Banche, la solfa non cambia: le colpe dei grandi ricadono sui piccoli

Un’elaborazione di Unimpresa conferma che la stragrande maggioranza dei crediti deteriorati è attribuibile a poche imprese. Che sfruttano il proprio potere relazionale e negoziale con le banche. Il conto lo pagano le piccole e medie imprese

KAY NIETFELD/AFP/Getty Images

Viviamo in un Paese in cui i piccoli imprenditori, ma anche le semplici famiglie, per ottenere dei mutui hanno dovuto sottoscrivere delle azioni. E in cui le obbligazioni subordinate sono state distribuite a un pubblico “retail” come in nessun’altra parte in Europa. Per questo sono importanti le stime che periodicamente ci ricordano quanto alla radice dei problemi delle banche ci siano fenomeni che con i piccoli imprenditori e le famiglie hanno poco a che fare. Dice l’ultima ricognizione di Unimpresa sui dati di Banca d’Italia, per esempio, che il 70% delle sofferenze è relativo a prestiti sopra il mezzo milione di euro. I clienti interessati da tali prestiti sono poco meno di 60mila, o il 4,72% del totale (il comunicato e la tabella di Unimpresa riportata qui sotto e le notizie di stampa hanno parlato del 2,63%, ma si tratta di un errore di calcolo). Se si confronta il dato con delle indagini precedenti di Unimpresa, si scopre che il peso dei crediti deteriorati riconducibili a prestiti sopra il mezzo milione è addirittura aumentato rispetto a due anni fa, quando era fermo al 66 per cento.

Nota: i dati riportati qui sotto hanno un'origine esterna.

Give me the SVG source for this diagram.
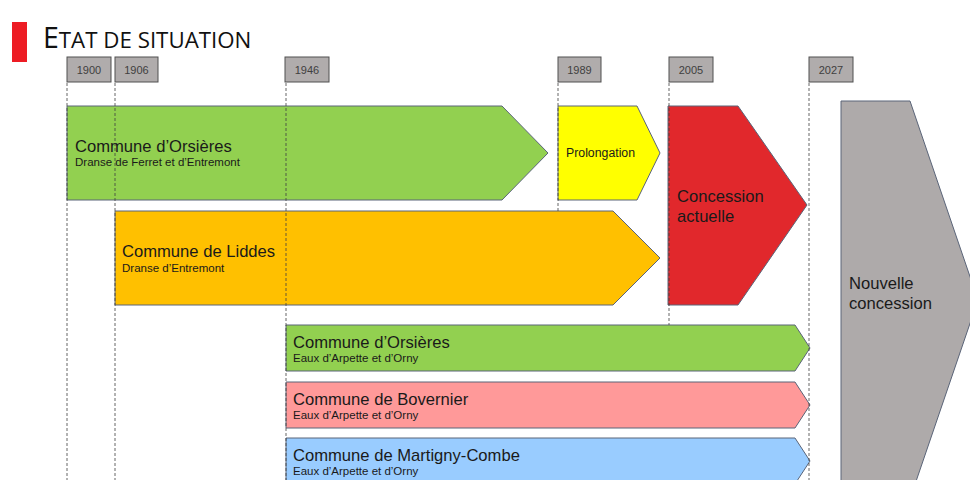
<svg xmlns="http://www.w3.org/2000/svg" width="970" height="480" viewBox="0 0 970 480">
<style>
.yr{fill:#b0acac;stroke:#505050;stroke-width:1}
.yt{font-family:"Liberation Sans",Arial,sans-serif;font-size:11px;fill:#404040;text-anchor:middle}
.ar{stroke:#5a6478;stroke-width:1}
.t1{font-family:"Liberation Sans",Arial,sans-serif;font-size:16.6px;fill:#1a1a1a}
.t2{font-family:"Liberation Sans",Arial,sans-serif;font-size:11.5px;fill:#1a1a1a}
.dl{stroke:#404040;stroke-width:0.8;stroke-dasharray:3,2;fill:none}
</style>
<rect x="0" y="0" width="970" height="480" fill="#ffffff"/>
<g id="title">
<rect x="12" y="22" width="15" height="40" fill="#ed1c24"/>
<text x="43" y="48" font-family="'Open Sans',sans-serif" fill="#111"><tspan font-size="28.5">E</tspan><tspan font-size="22.3">TAT DE SITUATION</tspan></text>
</g>
<g id="years">
<g id="y1900"><rect class="yr" x="67" y="57" width="44" height="25"/><text class="yt" x="89" y="73.5">1900</text></g>
<g id="y1906"><rect class="yr" x="115" y="57" width="43" height="25"/><text class="yt" x="136.5" y="73.5">1906</text></g>
<g id="y1946"><rect class="yr" x="285" y="57" width="44" height="25"/><text class="yt" x="307" y="73.5">1946</text></g>
<g id="y1989"><rect class="yr" x="558" y="57" width="43" height="25"/><text class="yt" x="579.5" y="73.5">1989</text></g>
<g id="y2005"><rect class="yr" x="669" y="57" width="44" height="25"/><text class="yt" x="691" y="73.5">2005</text></g>
<g id="y2027"><rect class="yr" x="809" y="57" width="44" height="25"/><text class="yt" x="831" y="73.5">2027</text></g>
</g>
<g id="orsieres1"><polygon class="ar" fill="#92d050" points="67,106 502,106 548,153 502,200 67,200"/>
<text class="t1" x="75" y="152">Commune d’Orsières</text><text class="t2" x="75" y="166">Dranse de Ferret et d’Entremont</text></g>
<g id="prolongation"><polygon class="ar" fill="#ffff00" points="558,106 637,106 660,153 637,200 558,200"/>
<text x="566" y="157" font-family="'Liberation Sans',Arial,sans-serif" font-size="12.3px" fill="#1a1a1a">Prolongation</text></g>
<g id="liddes"><polygon class="ar" fill="#ffc000" points="115,211 613,211 660,258 613,305 115,305"/>
<text class="t1" x="122" y="257">Commune de Liddes</text><text class="t2" x="122" y="272">Dranse d’Entremont</text></g>
<g id="concession"><polygon class="ar" fill="#e1282c" points="668,106 738,106 807,205 738,305 668,305"/>
<text class="t1" x="677" y="202">Concession</text><text class="t1" x="677" y="222">actuelle</text></g>
<g id="nouvelle"><polygon class="ar" fill="#aeaaaa" points="841,101 910,101 978,300 910,499 841,499"/>
<text class="t1" x="849" y="289">Nouvelle</text><text class="t1" x="849" y="309">concession</text></g>
<g id="orsieres2"><polygon class="ar" fill="#92d050" points="286,325 795,325 810,348 795,371 286,371"/>
<text class="t1" x="293" y="348">Commune d’Orsières</text><text class="t2" x="293" y="362">Eaux d’Arpette et d’Orny</text></g>
<g id="bovernier"><polygon class="ar" fill="#ff9999" points="286,382 795,382 810,405 795,428 286,428"/>
<text class="t1" x="293" y="405">Commune de Bovernier</text><text class="t2" x="293" y="419">Eaux d’Arpette et d’Orny</text></g>
<g id="martigny"><polygon class="ar" fill="#99ccff" points="286,438 795,438 810,461 795,484 286,484"/>
<text class="t1" x="293" y="461">Commune de Martigny-Combe</text><text class="t2" x="293" y="475">Eaux d’Arpette et d’Orny</text></g>
<g id="connectors">
<line class="dl" x1="67" y1="83" x2="67" y2="480"/>
<line class="dl" x1="115" y1="83" x2="115" y2="480"/>
<line class="dl" x1="286" y1="83" x2="286" y2="480"/>
<line class="dl" x1="558" y1="83" x2="558" y2="211"/>
<line class="dl" x1="669" y1="83" x2="669" y2="325"/>
<line class="dl" x1="809" y1="83" x2="809" y2="480"/>
</g>
</svg>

Ora, onestà intellettuale vuole che non si possa considerare un prestito di mezzo milione come credito a una grande impresa. Tuttavia, se si concentra lo sguardo sui prestiti superiori ai 5 milioni di euro, si scopre che questi da soli valgono il 35% delle sofferenze totali, a fronte di meno dello 0,5% del totale della clientela (quelli sopra i 25 milioni sono lo 0,05% e valgono il 12,01% delle sofferenze). Si tratta di una distribuzione che può avere un senso statistico. Tuttavia, nell’elaborazione di due anni fa questi grandi prestiti pesavano per un punto percentuale e mezzo in meno, il 33,6 per cento. Le cose sono andate quindi peggiorando.

A una conclusione simile era arrivata un’indagine svolta a luglio dalla Cgia di Mestre, secondo la quale in termini percentuali le variazioni di crescita maggiori verificatesi nel quinquennio 2011/2016 sono avvenute proprio nelle classi di grandezza più alte; vale a dire in quelle riconducibili agli importi di prestito più elevati che vengono consessi quasi esclusivamente alla migliore clientela. Le regioni dove questo fenomeno avviene con più gravità sono quelle del Sud, mentre le cose vanno decisamente meglio in Veneto e Lombardia.

Il fenomeno negli ultimi cinque anni è peggiorato: è sempre maggiore il peso delle sofferenze determinato dai prestiti di maggiore entità concessi alle imprese maggiori

Secondo la stessa indagine, l’81% delle sofferenze era riconducibile al primo 10% della clientela, quello che riceve il 90% dei prestiti. La conclusione del coordinatore dell‘ufficio studi della Cgia era stata inevitabile: «questo primo 10 per cento di affidati, costituito quasi esclusivamente da grandi aziende, grandi famiglie e gruppi societari, fa il bello e il cattivo tempo nei rapporti con le banche. Sfrutta il suo potere negoziale per ottenere gli impieghi, ma essendo poco solvibile, fa pagare il conto agli altri che, malgrado siano buoni pagatori e costituiscano la stragrande maggioranza della clientela, si sono visti ridurre drasticamente l’offerta creditizia». Un’anomalia «presente solo in Italia che i nostri organismi di controllo del credito dovrebbero avere il coraggio di denunciare».